# CEU's from FEMA IS courses



## ITBITB13 (Sep 5, 2016)

Hello.

I recently took a FEMA IS course, due to a job requirement. 

The course was 10 hours..

However, it says that it is only worth 1 CEU. Does that mean it's only worth 1 hour of continuing education towards me EMT cert renewal? 

I also took another 3 hour course, and it said it was only worth 0.3 CEU's. 

Anyone else think this totally sucks?


----------



## dutemplar (Sep 5, 2016)

Most of the FEMA courses are not patient care or clinically related.  That and they mostly suck.  So they also give poor CEUs which fall into the "other" category rather than patient care related.  

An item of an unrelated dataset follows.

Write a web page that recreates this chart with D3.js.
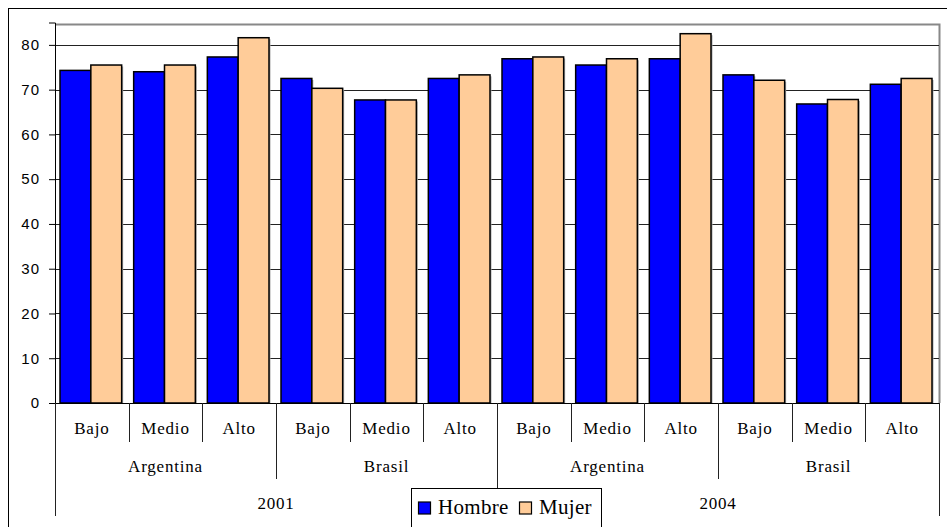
<!DOCTYPE html>
<html>
<head>
<meta charset="utf-8">
<script src="https://cdn.jsdelivr.net/npm/d3@7"></script>
<style>
  body { margin: 0; background: #fff; }
  svg { display: block; }
  .cat { font-family: "Liberation Serif", "Times New Roman", serif; font-size: 17px; letter-spacing: 0.8px; }
  .ytick text { font-family: "Liberation Sans", Arial, sans-serif; font-size: 15px; }
</style>
</head>
<body>
<svg id="chart" width="947" height="527"></svg>
<script>
const levels = ['Bajo', 'Medio', 'Alto'];
const countries = ['Argentina', 'Brasil'];
const years = ['2001', '2004'];
const seriesNames = ['Hombre', 'Mujer'];
const colors = ['#0000ff', '#ffcc99'];

const hombre = [74.3, 74.0, 77.3, 72.5, 67.7, 72.5, 76.9, 75.5, 76.9, 73.3, 66.8, 71.2];
const mujer  = [75.5, 75.5, 81.6, 70.3, 67.7, 73.3, 77.3, 76.9, 82.5, 72.1, 67.8, 72.5];
const yTicks = [0, 10, 20, 30, 40, 50, 60, 70, 80];

// build rows: year > country > level
const rows = [];
years.forEach(yr => countries.forEach(c => levels.forEach(l => {
  const i = rows.length;
  rows.push({ id: i, year: yr, country: c, level: l, values: [hombre[i], mujer[i]] });
})));

const svg = d3.select('#chart');
const plot = { left: 55, right: 939, top: 24, bottom: 403 };

const x0 = d3.scaleBand()
  .domain(rows.map(d => d.id))
  .range([plot.left, plot.right]);
const x1 = d3.scaleBand()
  .domain([0, 1])
  .range([5, x0.bandwidth() - 7]);
const y = d3.scaleLinear()
  .domain([0, 85])
  .range([plot.bottom, plot.top - 1.5]);

// outer chart frame
svg.append('rect')
  .attr('x', 8.5).attr('y', 8.5)
  .attr('width', 960).attr('height', 560)
  .attr('fill', 'none').attr('stroke', '#000');

// plot area border (top/right)
svg.append('path')
  .attr('d', `M${plot.left},${plot.top + 0.5}H${plot.right + 0.5}V${plot.bottom}`)
  .attr('fill', 'none').attr('stroke', '#888').attr('stroke-width', 2);

// gridlines
svg.append('g')
  .selectAll('line')
  .data(yTicks.filter(t => t > 0))
  .join('line')
  .attr('x1', plot.left).attr('x2', plot.right)
  .attr('y1', d => Math.round(y(d)) + 0.5).attr('y2', d => Math.round(y(d)) + 0.5)
  .attr('stroke', '#222');

// y axis
const yAxis = svg.append('g')
  .attr('class', 'ytick')
  .attr('transform', `translate(${plot.left},0)`)
  .call(d3.axisLeft(y).tickValues(yTicks).tickSize(6).tickPadding(9));
yAxis.select('.domain').attr('stroke', '#000');
yAxis.selectAll('.tick line').attr('stroke', '#000');
yAxis.selectAll('.tick text').attr('fill', '#000').attr('letter-spacing', '1px');

// bars
const groups = svg.append('g')
  .selectAll('g')
  .data(rows)
  .join('g')
  .attr('transform', d => `translate(${x0(d.id)},0)`);

groups.selectAll('rect.shadow')
  .data(d => d.values)
  .join('rect')
  .attr('class', 'shadow')
  .attr('x', (d, i) => x1(i) + 1.5)
  .attr('y', d => y(d) + 1.5)
  .attr('width', x1.bandwidth())
  .attr('height', d => y(0) - y(d) - 1.5)
  .attr('fill', '#aaa');

groups.selectAll('rect.bar')
  .data(d => d.values)
  .join('rect')
  .attr('class', 'bar')
  .attr('x', (d, i) => x1(i))
  .attr('y', d => y(d))
  .attr('width', x1.bandwidth())
  .attr('height', d => y(0) - y(d))
  .attr('fill', (d, i) => colors[i])
  .attr('stroke', '#000')
  .attr('stroke-width', 1.5);

// x axis baseline
svg.append('line')
  .attr('x1', plot.left - 6).attr('x2', plot.right)
  .attr('y1', plot.bottom + 0.5).attr('y2', plot.bottom + 0.5)
  .attr('stroke', '#000');

// multi-level category axis
const ax = svg.append('g');
const divider = (xv, y2) => ax.append('line')
  .attr('x1', Math.round(xv) + 0.5).attr('x2', Math.round(xv) + 0.5)
  .attr('y1', plot.bottom).attr('y2', y2)
  .attr('stroke', '#222');

rows.forEach((d, i) => {
  const xs = x0(d.id);
  if (i > 0) {
    if (i % 6 === 0) divider(xs, 516);
    else if (i % 3 === 0) divider(xs, 479);
    else divider(xs, 442);
  }
  ax.append('text').attr('class', 'cat')
    .attr('x', xs + x0.bandwidth() / 2).attr('y', 434)
    .attr('text-anchor', 'middle').text(d.level);
});
divider(plot.left, 516);
divider(plot.right, 516);

// level 2: countries
d3.groups(rows, d => d.year + d.country).forEach(([, g]) => {
  const xa = x0(g[0].id), xb = x0(g[g.length - 1].id) + x0.bandwidth();
  ax.append('text').attr('class', 'cat')
    .attr('x', (xa + xb) / 2).attr('y', 471.5)
    .attr('text-anchor', 'middle').text(g[0].country);
});

// level 3: years
d3.groups(rows, d => d.year).forEach(([yr, g]) => {
  const xa = x0(g[0].id), xb = x0(g[g.length - 1].id) + x0.bandwidth();
  ax.append('text').attr('class', 'cat')
    .attr('x', (xa + xb) / 2).attr('y', 508.5)
    .attr('text-anchor', 'middle').text(yr);
});

// legend
const lg = svg.append('g');
lg.append('rect')
  .attr('x', 411.5).attr('y', 488.5)
  .attr('width', 190).attr('height', 60)
  .attr('fill', '#fff').attr('stroke', '#000');
const legendX = [418, 519];
seriesNames.forEach((name, i) => {
  lg.append('rect')
    .attr('x', legendX[i] + 0.5).attr('y', 502)
    .attr('width', 12).attr('height', 12)
    .attr('fill', colors[i]).attr('stroke', '#000').attr('stroke-width', 1.2);
  lg.append('text')
    .attr('x', legendX[i] + 20).attr('y', 514)
    .attr('font-family', '"Liberation Serif", "Times New Roman", serif')
    .attr('font-size', '21px')
    .attr('letter-spacing', '0.3px')
    .text(name);
});
</script>
</body>
</html>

Yeah, it was a lot easier when you could just keep flipping forward on the slides and take the test at the end and not have to click here, click there, answer an pop quizzed and actually pay attention.


----------



## joshrunkle35 (Sep 6, 2016)

CE's and CEU's are not the same thing. 

Some of the FEMA courses like ICS are accepted in many states and for the National Registry. You should call and check directly.


----------



## rhstanford (Sep 10, 2016)

Prior to the CE changes with National Registry you could use them hour for hour as long as it was an in-person class and up to 24 hours. With the new requirements for CE's I'm not sure how it works. My suggestion would be to call National Registry and see that they say. You may also want to call CESBEMS and see what they have to say. If you get an answer, please post it. Thank you.


----------